AÑO tras año se repite la misma canción protesta: llega la hora de levantar el vuelo y un puñado de gente que trabaja en los aeropuertos -pilotos, controladores, gente de la limpieza, o como ocurre ahora, gente que se dedica al mantenimiento de la pasarelas deslizantes, los finger... ¡quien sea!- amenazan, protestan, piden una subida, otras condiciones laborales. Su arma favorita de reivindicación son los pasajeros, lo que me van a perdonar, es una putada de padre y muy señor mío para los señores viajeros, para las señoras pasajeras, para los niños y niñas trotamundos... ¡incluso para las mascotas que viajan en la bodega!

Tendrán sus razones, no lo niego. Igual que las pueden tener, qué sé yo, en los despachos de una notaría, en la cafetería donde toma su café de primera hora, en los andamios y en las zanjas. Y claro que ha de defenderse el derecho a la protesta, la huelga. Faltaría más. La diferencia estriba en que mientras los segundos, aun invocando su derecho al pataleo con todas las de la ley, sus quejas no afectan a la inmensa mayoría, no hacen la puñeta al vecino del quinto, no joden la marrana, dicho sea con perdón de los sensibles lectores y las impresionables lectoras.

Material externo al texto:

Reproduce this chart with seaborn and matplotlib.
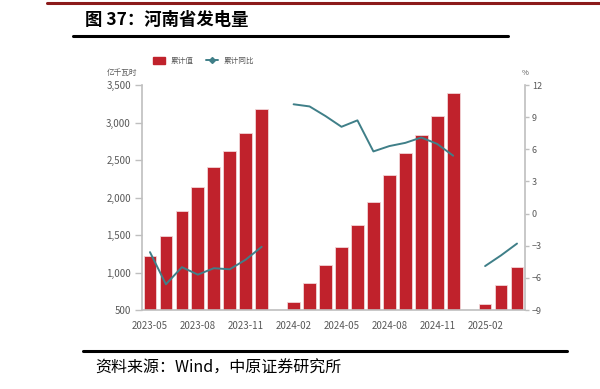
import numpy as np
import pandas as pd
import matplotlib
matplotlib.use("Agg")
import matplotlib.pyplot as plt
import seaborn as sns
from matplotlib.lines import Line2D
from matplotlib.patches import Patch

# monthly categories 2023-05 .. 2025-04
months = ["2023-05", "2023-06", "2023-07", "2023-08", "2023-09", "2023-10",
          "2023-11", "2023-12", "2024-01", "2024-02", "2024-03", "2024-04",
          "2024-05", "2024-06", "2024-07", "2024-08", "2024-09", "2024-10",
          "2024-11", "2024-12", "2025-01", "2025-02", "2025-03", "2025-04"]

# cumulative generation (亿千瓦时)
cum_value = [1225, 1490, 1824, 2144, 2402, 2620, 2860, 3176, np.nan, 603,
             864, 1096, 1336, 1638, 1944, 2296, 2589, 2838, 3087, 3393,
             np.nan, 576, 833, 1069]

# cumulative yoy (%)
cum_yoy = [-3.6, -6.6, -5.0, -5.7, -5.1, -5.2, -4.3, -3.1, np.nan, 10.2,
           10.0, 9.1, 8.1, 8.7, 5.8, 6.3, 6.6, 7.1, 6.5, 5.4,
           np.nan, -4.9, -3.9, -2.8]

tick_months = ["2023-05", "2023-08", "2023-11", "2024-02", "2024-05",
               "2024-08", "2024-11", "2025-02"]

bar_color = "#C0222C"
line_color = "#3F7F88"
grey = "#BFBFBF"
text_grey = "#595959"

sns.set_style("white")
plt.rcParams["font.family"] = ["Noto Sans CJK SC", "DejaVu Sans"]

df = pd.DataFrame({"month": months, "value": cum_value, "yoy": cum_yoy})
df["pos"] = np.arange(len(months))
# segment id so the line breaks where data is missing
df["seg"] = df["yoy"].isna().cumsum()

fig = plt.figure(figsize=(6, 3.89), dpi=100)
ax = fig.add_axes([142 / 600, 1 - 310 / 389, 383 / 600, 225 / 389])

sns.barplot(data=df, x="month", y="value", order=months, color=bar_color,
            saturation=1, width=0.8, edgecolor="#F2D5D7", linewidth=0.6, ax=ax)
ax.set_ylim(500, 3500)
ax.set_xlim(-0.5, len(months) - 0.5)
ax.set_yticks(range(500, 3501, 500))
ax.set_yticklabels([f"{v:,}" for v in range(500, 3501, 500)])
ax.set_xticks([months.index(m) for m in tick_months])
ax.set_xticklabels(tick_months)
ax.set_xlabel("")
ax.set_ylabel("")

ax2 = ax.twinx()
sns.lineplot(data=df.dropna(subset=["yoy"]), x="pos", y="yoy", units="seg",
             estimator=None, color=line_color, linewidth=1.4, ax=ax2)
ax2.set_ylim(-9, 12)
ax2.set_yticks(range(-9, 13, 3))
ax2.set_ylabel("")
ax2.set_xlim(-0.5, len(months) - 0.5)

for a in (ax, ax2):
    for s in a.spines.values():
        s.set_visible(False)
    a.grid(False)

ax.spines["left"].set_visible(True)
ax.spines["left"].set_color(grey)
ax.spines["left"].set_linewidth(1.2)
ax.spines["bottom"].set_visible(True)
ax.spines["bottom"].set_color(grey)
ax.spines["bottom"].set_linewidth(1.2)
ax2.spines["right"].set_visible(True)
ax2.spines["right"].set_color(grey)
ax2.spines["right"].set_linewidth(1.2)

ax.tick_params(axis="y", length=5, width=1, color=grey, pad=3,
               labelsize=7, labelcolor=text_grey, left=True)
ax.tick_params(axis="x", length=0, pad=8, labelsize=7, labelcolor=text_grey)
ax2.tick_params(axis="y", length=3, width=1, color=grey, pad=2,
                labelsize=6.5, labelcolor=text_grey, right=True)

# unit labels
fig.text(107 / 600, 1 - 73 / 389, "亿千瓦时", fontsize=5.5, color=text_grey,
         va="center")
fig.text(522 / 600, 1 - 73 / 389, "%", fontsize=5.5, color=text_grey,
         va="center")

# legend
handles = [Patch(facecolor=bar_color, edgecolor=bar_color),
           Line2D([0], [0], color=line_color, lw=1.4, marker="D",
                  markersize=3)]
fig.legend(handles, ["累计值", "累计同比"], loc="center left",
           bbox_to_anchor=(146 / 600, 1 - 61 / 389), ncol=2, frameon=False,
           fontsize=5.5, labelcolor=text_grey, handlelength=1.6,
           handleheight=0.9, columnspacing=1.6, handletextpad=0.7)

# header / footer decorations
fig.add_artist(Line2D([47 / 600, 1], [1 - 3 / 389, 1 - 3 / 389],
                      color="#8B1A1A", lw=2.2))
fig.text(85 / 600, 1 - 20 / 389, "图 37：河南省发电量", fontsize=12.5,
         fontweight="bold", color="black", va="center")
fig.add_artist(Line2D([73 / 600, 508 / 600], [1 - 36 / 389, 1 - 36 / 389],
                      color="black", lw=2.2))
fig.add_artist(Line2D([83 / 600, 567 / 600], [1 - 351 / 389, 1 - 351 / 389],
                      color="black", lw=2.2))
fig.text(95 / 600, 1 - 368 / 389, "资料来源：Wind，中原证券研究所",
         fontsize=11.5, color="black", va="center")

fig.savefig("out.png", dpi=100)
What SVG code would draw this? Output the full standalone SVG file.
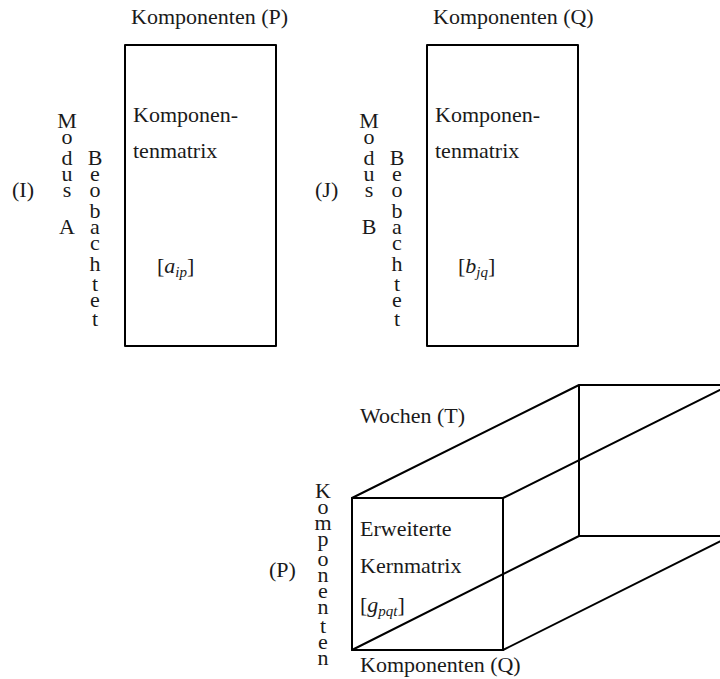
<svg xmlns="http://www.w3.org/2000/svg" width="720" height="679" viewBox="0 0 720 679">
<style>
text{font-family:"Liberation Serif","Times New Roman",serif;font-size:22px;fill:#1a1a1a}
.v{text-anchor:middle}
.m{font-style:italic}
.sub{font-style:italic;font-size:15px}
.edge{fill:none;stroke:#000;stroke-width:2;stroke-linecap:round;stroke-linejoin:round}
</style>
<rect width="720" height="679" fill="#fff"/>

<g id="matrix-A">
<rect class="edge" x="125" y="45" width="151" height="301"/>
<text x="131" y="24">Komponenten (P)</text>
<text x="133" y="122">Komponen-</text>
<text x="133" y="158">tenmatrix</text>
<text x="157" y="273">[<tspan class="m">a</tspan><tspan class="sub" dy="4">ip</tspan><tspan dy="-4">]</tspan></text>
<text x="12" y="197">(I)</text>
<text class="v"><tspan x="67" y="127.7">M</tspan><tspan x="67" y="143.7">o</tspan><tspan x="67" y="165">d</tspan><tspan x="67" y="181">u</tspan><tspan x="67" y="197">s</tspan><tspan x="67" y="233.5">A</tspan></text>
<text class="v"><tspan x="95" y="165">B</tspan><tspan x="95" y="181">e</tspan><tspan x="95" y="197">o</tspan><tspan x="95" y="217.5">b</tspan><tspan x="95" y="233.5">a</tspan><tspan x="95" y="249.5">c</tspan><tspan x="95" y="270.8">h</tspan><tspan x="95" y="290.5">t</tspan><tspan x="95" y="306.5">e</tspan><tspan x="95" y="326">t</tspan></text>
</g>

<g id="matrix-B">
<rect class="edge" x="427" y="45" width="151" height="301"/>
<text x="433" y="24">Komponenten (Q)</text>
<text x="435" y="122">Komponen-</text>
<text x="435" y="158">tenmatrix</text>
<text x="458" y="273">[<tspan class="m">b</tspan><tspan class="sub" dy="4">jq</tspan><tspan dy="-4">]</tspan></text>
<text x="315" y="197">(J)</text>
<text class="v"><tspan x="369" y="127.7">M</tspan><tspan x="369" y="143.7">o</tspan><tspan x="369" y="165">d</tspan><tspan x="369" y="181">u</tspan><tspan x="369" y="197">s</tspan><tspan x="369" y="233.5">B</tspan></text>
<text class="v"><tspan x="397" y="165">B</tspan><tspan x="397" y="181">e</tspan><tspan x="397" y="197">o</tspan><tspan x="397" y="217.5">b</tspan><tspan x="397" y="233.5">a</tspan><tspan x="397" y="249.5">c</tspan><tspan x="397" y="270.8">h</tspan><tspan x="397" y="290.5">t</tspan><tspan x="397" y="306.5">e</tspan><tspan x="397" y="326">t</tspan></text>
</g>

<g id="core-array">
<path class="edge" d="M579 385 H720 M579 385 V536 H720 M352 498 L579 385 M503 498 L720 390 M352 650 L579 536 M503 650 L720 541.5"/>
<rect class="edge" x="352" y="498" width="151" height="152"/>
<text x="360" y="423">Wochen (T)</text>
<text x="360" y="536">Erweiterte</text>
<text x="360" y="573">Kernmatrix</text>
<text x="360" y="612">[<tspan class="m">g</tspan><tspan class="sub" dy="4">pqt</tspan><tspan dy="-4">]</tspan></text>
<text x="360" y="672">Komponenten (Q)</text>
<text x="269" y="577">(P)</text>
<text class="v"><tspan x="323" y="497.7">K</tspan><tspan x="323" y="513.7">o</tspan><tspan x="323" y="529.7">m</tspan><tspan x="323" y="545.7">p</tspan><tspan x="323" y="565.6">o</tspan><tspan x="323" y="581.6">n</tspan><tspan x="323" y="597.6">e</tspan><tspan x="323" y="613.6">n</tspan><tspan x="323" y="633.3">t</tspan><tspan x="323" y="649.3">e</tspan><tspan x="323" y="665.3">n</tspan></text>
</g>
</svg>
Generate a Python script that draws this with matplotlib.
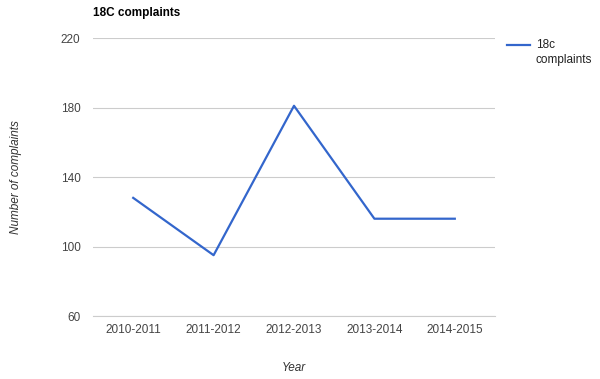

Señores y señoras del finger: me solidarizo con todos ustedes. Firmo sus manifiestos y aplaudo sus derechos. Es más, salvo contratiempo o acontecimiento inesperado, mi intención es no volar en estas dos semanas con apellido: la Santa y la de Pascua. No viviré el infierno de los embarques, las esperas, los apretujones o los botellines de agua a tropecientos el mililitro. Vamos, que no hablo desde el despecho ni como afectado. Les hablo como ciudadano al que cada vez le molesta más el uso de sus derechos o de sus necesidades como arma arrojadiza de otros para plantarse ante unos terceros. Hartos de escuchar la misma cantinela, de ser ratón de laboratorio.